Request: Give the listing again exactly, omitting its images.

Dataset content:
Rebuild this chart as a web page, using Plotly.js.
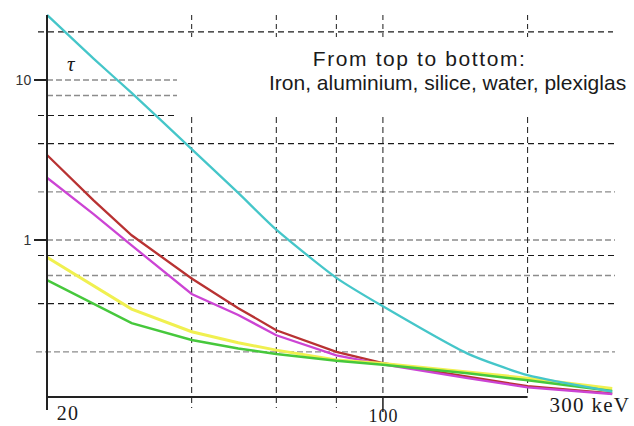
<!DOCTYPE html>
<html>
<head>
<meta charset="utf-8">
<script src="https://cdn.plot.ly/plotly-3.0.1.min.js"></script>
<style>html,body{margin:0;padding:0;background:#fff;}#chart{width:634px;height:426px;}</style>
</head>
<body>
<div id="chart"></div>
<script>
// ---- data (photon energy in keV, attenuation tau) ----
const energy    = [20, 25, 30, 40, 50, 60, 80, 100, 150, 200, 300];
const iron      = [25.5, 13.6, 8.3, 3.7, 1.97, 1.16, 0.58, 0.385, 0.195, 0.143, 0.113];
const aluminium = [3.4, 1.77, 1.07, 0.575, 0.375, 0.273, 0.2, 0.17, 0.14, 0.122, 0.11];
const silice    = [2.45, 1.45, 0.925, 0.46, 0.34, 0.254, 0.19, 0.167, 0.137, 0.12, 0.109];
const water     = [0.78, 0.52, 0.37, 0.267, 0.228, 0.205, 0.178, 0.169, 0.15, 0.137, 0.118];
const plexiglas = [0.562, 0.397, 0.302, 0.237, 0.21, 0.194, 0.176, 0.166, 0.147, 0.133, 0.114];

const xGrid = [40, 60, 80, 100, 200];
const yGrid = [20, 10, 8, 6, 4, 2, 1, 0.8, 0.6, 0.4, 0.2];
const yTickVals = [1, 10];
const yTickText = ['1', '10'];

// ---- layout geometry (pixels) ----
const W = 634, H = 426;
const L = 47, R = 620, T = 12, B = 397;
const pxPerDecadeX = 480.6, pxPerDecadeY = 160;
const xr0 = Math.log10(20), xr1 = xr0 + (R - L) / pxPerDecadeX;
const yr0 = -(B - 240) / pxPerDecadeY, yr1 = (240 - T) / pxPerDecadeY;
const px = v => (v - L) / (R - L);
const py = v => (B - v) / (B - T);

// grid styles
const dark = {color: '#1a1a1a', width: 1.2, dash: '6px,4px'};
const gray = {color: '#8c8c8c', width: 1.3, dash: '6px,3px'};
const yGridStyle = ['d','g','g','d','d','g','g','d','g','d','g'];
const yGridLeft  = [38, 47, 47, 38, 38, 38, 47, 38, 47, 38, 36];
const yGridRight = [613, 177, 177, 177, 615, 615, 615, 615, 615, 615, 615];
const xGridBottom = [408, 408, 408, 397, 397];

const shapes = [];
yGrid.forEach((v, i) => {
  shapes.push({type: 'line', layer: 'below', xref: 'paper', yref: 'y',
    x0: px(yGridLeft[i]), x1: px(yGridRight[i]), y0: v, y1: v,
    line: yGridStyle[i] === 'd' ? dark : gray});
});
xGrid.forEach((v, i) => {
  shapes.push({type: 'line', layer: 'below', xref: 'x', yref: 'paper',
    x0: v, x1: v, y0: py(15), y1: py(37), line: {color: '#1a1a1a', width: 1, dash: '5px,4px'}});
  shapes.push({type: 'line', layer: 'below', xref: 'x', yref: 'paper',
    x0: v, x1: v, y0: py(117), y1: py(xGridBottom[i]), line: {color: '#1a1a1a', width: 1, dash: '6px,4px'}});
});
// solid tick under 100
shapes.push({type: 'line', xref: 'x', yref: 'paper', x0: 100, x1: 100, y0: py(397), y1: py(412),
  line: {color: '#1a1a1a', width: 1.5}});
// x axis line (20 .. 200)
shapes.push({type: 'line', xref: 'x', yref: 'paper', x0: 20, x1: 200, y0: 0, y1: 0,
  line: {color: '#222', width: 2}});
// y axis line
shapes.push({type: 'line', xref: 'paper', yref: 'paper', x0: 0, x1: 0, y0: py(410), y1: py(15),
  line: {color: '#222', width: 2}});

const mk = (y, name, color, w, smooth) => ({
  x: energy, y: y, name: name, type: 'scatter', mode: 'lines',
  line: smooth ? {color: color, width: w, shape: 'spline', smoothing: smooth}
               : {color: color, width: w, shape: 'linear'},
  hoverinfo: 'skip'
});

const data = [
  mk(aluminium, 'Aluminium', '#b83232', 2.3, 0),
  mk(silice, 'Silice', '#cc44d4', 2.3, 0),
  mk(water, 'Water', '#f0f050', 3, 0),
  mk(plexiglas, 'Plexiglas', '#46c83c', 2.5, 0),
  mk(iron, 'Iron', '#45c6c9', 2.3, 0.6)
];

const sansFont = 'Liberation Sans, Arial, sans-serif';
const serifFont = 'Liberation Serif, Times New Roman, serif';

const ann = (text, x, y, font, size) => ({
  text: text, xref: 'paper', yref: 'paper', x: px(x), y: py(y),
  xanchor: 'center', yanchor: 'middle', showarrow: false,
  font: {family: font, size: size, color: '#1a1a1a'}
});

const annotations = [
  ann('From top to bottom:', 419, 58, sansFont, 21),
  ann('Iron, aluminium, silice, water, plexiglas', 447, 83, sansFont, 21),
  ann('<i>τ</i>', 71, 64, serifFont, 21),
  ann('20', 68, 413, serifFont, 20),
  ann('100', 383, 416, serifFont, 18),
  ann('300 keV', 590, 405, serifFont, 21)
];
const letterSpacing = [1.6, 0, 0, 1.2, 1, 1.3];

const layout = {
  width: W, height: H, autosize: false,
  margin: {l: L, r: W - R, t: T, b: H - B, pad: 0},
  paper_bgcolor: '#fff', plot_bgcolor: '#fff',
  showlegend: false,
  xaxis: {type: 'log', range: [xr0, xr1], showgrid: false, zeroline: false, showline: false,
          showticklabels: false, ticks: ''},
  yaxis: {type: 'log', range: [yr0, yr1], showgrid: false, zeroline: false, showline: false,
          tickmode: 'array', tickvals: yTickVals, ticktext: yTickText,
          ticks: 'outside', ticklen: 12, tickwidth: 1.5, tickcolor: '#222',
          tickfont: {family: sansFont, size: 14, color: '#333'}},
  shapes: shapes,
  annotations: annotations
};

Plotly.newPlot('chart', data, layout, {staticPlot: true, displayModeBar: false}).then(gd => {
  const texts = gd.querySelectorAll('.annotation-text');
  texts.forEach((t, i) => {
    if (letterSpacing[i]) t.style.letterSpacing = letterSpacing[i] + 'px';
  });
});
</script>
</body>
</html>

Complete answer:
Rebuild this chart as a web page, using Plotly.js.
<!DOCTYPE html>
<html>
<head>
<meta charset="utf-8">
<script src="https://cdn.plot.ly/plotly-3.0.1.min.js"></script>
<style>html,body{margin:0;padding:0;background:#fff;}#chart{width:634px;height:426px;}</style>
</head>
<body>
<div id="chart"></div>
<script>
// ---- data (photon energy in keV, attenuation tau) ----
const energy    = [20, 25, 30, 40, 50, 60, 80, 100, 150, 200, 300];
const iron      = [25.5, 13.6, 8.3, 3.7, 1.97, 1.16, 0.58, 0.385, 0.195, 0.143, 0.113];
const aluminium = [3.4, 1.77, 1.07, 0.575, 0.375, 0.273, 0.2, 0.17, 0.14, 0.122, 0.11];
const silice    = [2.45, 1.45, 0.925, 0.46, 0.34, 0.254, 0.19, 0.167, 0.137, 0.12, 0.109];
const water     = [0.78, 0.52, 0.37, 0.267, 0.228, 0.205, 0.178, 0.169, 0.15, 0.137, 0.118];
const plexiglas = [0.562, 0.397, 0.302, 0.237, 0.21, 0.194, 0.176, 0.166, 0.147, 0.133, 0.114];

const xGrid = [40, 60, 80, 100, 200];
const yGrid = [20, 10, 8, 6, 4, 2, 1, 0.8, 0.6, 0.4, 0.2];
const yTickVals = [1, 10];
const yTickText = ['1', '10'];

// ---- layout geometry (pixels) ----
const W = 634, H = 426;
const L = 47, R = 620, T = 12, B = 397;
const pxPerDecadeX = 480.6, pxPerDecadeY = 160;
const xr0 = Math.log10(20), xr1 = xr0 + (R - L) / pxPerDecadeX;
const yr0 = -(B - 240) / pxPerDecadeY, yr1 = (240 - T) / pxPerDecadeY;
const px = v => (v - L) / (R - L);
const py = v => (B - v) / (B - T);

// grid styles
const dark = {color: '#1a1a1a', width: 1.2, dash: '6px,4px'};
const gray = {color: '#8c8c8c', width: 1.3, dash: '6px,3px'};
const yGridStyle = ['d','g','g','d','d','g','g','d','g','d','g'];
const yGridLeft  = [38, 47, 47, 38, 38, 38, 47, 38, 47, 38, 36];
const yGridRight = [613, 177, 177, 177, 615, 615, 615, 615, 615, 615, 615];
const xGridBottom = [408, 408, 408, 397, 397];

const shapes = [];
yGrid.forEach((v, i) => {
  shapes.push({type: 'line', layer: 'below', xref: 'paper', yref: 'y',
    x0: px(yGridLeft[i]), x1: px(yGridRight[i]), y0: v, y1: v,
    line: yGridStyle[i] === 'd' ? dark : gray});
});
xGrid.forEach((v, i) => {
  shapes.push({type: 'line', layer: 'below', xref: 'x', yref: 'paper',
    x0: v, x1: v, y0: py(15), y1: py(37), line: {color: '#1a1a1a', width: 1, dash: '5px,4px'}});
  shapes.push({type: 'line', layer: 'below', xref: 'x', yref: 'paper',
    x0: v, x1: v, y0: py(117), y1: py(xGridBottom[i]), line: {color: '#1a1a1a', width: 1, dash: '6px,4px'}});
});
// solid tick under 100
shapes.push({type: 'line', xref: 'x', yref: 'paper', x0: 100, x1: 100, y0: py(397), y1: py(412),
  line: {color: '#1a1a1a', width: 1.5}});
// x axis line (20 .. 200)
shapes.push({type: 'line', xref: 'x', yref: 'paper', x0: 20, x1: 200, y0: 0, y1: 0,
  line: {color: '#222', width: 2}});
// y axis line
shapes.push({type: 'line', xref: 'paper', yref: 'paper', x0: 0, x1: 0, y0: py(410), y1: py(15),
  line: {color: '#222', width: 2}});

const mk = (y, name, color, w, smooth) => ({
  x: energy, y: y, name: name, type: 'scatter', mode: 'lines',
  line: smooth ? {color: color, width: w, shape: 'spline', smoothing: smooth}
               : {color: color, width: w, shape: 'linear'},
  hoverinfo: 'skip'
});

const data = [
  mk(aluminium, 'Aluminium', '#b83232', 2.3, 0),
  mk(silice, 'Silice', '#cc44d4', 2.3, 0),
  mk(water, 'Water', '#f0f050', 3, 0),
  mk(plexiglas, 'Plexiglas', '#46c83c', 2.5, 0),
  mk(iron, 'Iron', '#45c6c9', 2.3, 0.6)
];

const sansFont = 'Liberation Sans, Arial, sans-serif';
const serifFont = 'Liberation Serif, Times New Roman, serif';

const ann = (text, x, y, font, size) => ({
  text: text, xref: 'paper', yref: 'paper', x: px(x), y: py(y),
  xanchor: 'center', yanchor: 'middle', showarrow: false,
  font: {family: font, size: size, color: '#1a1a1a'}
});

const annotations = [
  ann('From top to bottom:', 419, 58, sansFont, 21),
  ann('Iron, aluminium, silice, water, plexiglas', 447, 83, sansFont, 21),
  ann('<i>τ</i>', 71, 64, serifFont, 21),
  ann('20', 68, 413, serifFont, 20),
  ann('100', 383, 416, serifFont, 18),
  ann('300 keV', 590, 405, serifFont, 21)
];
const letterSpacing = [1.6, 0, 0, 1.2, 1, 1.3];

const layout = {
  width: W, height: H, autosize: false,
  margin: {l: L, r: W - R, t: T, b: H - B, pad: 0},
  paper_bgcolor: '#fff', plot_bgcolor: '#fff',
  showlegend: false,
  xaxis: {type: 'log', range: [xr0, xr1], showgrid: false, zeroline: false, showline: false,
          showticklabels: false, ticks: ''},
  yaxis: {type: 'log', range: [yr0, yr1], showgrid: false, zeroline: false, showline: false,
          tickmode: 'array', tickvals: yTickVals, ticktext: yTickText,
          ticks: 'outside', ticklen: 12, tickwidth: 1.5, tickcolor: '#222',
          tickfont: {family: sansFont, size: 14, color: '#333'}},
  shapes: shapes,
  annotations: annotations
};

Plotly.newPlot('chart', data, layout, {staticPlot: true, displayModeBar: false}).then(gd => {
  const texts = gd.querySelectorAll('.annotation-text');
  texts.forEach((t, i) => {
    if (letterSpacing[i]) t.style.letterSpacing = letterSpacing[i] + 'px';
  });
});
</script>
</body>
</html>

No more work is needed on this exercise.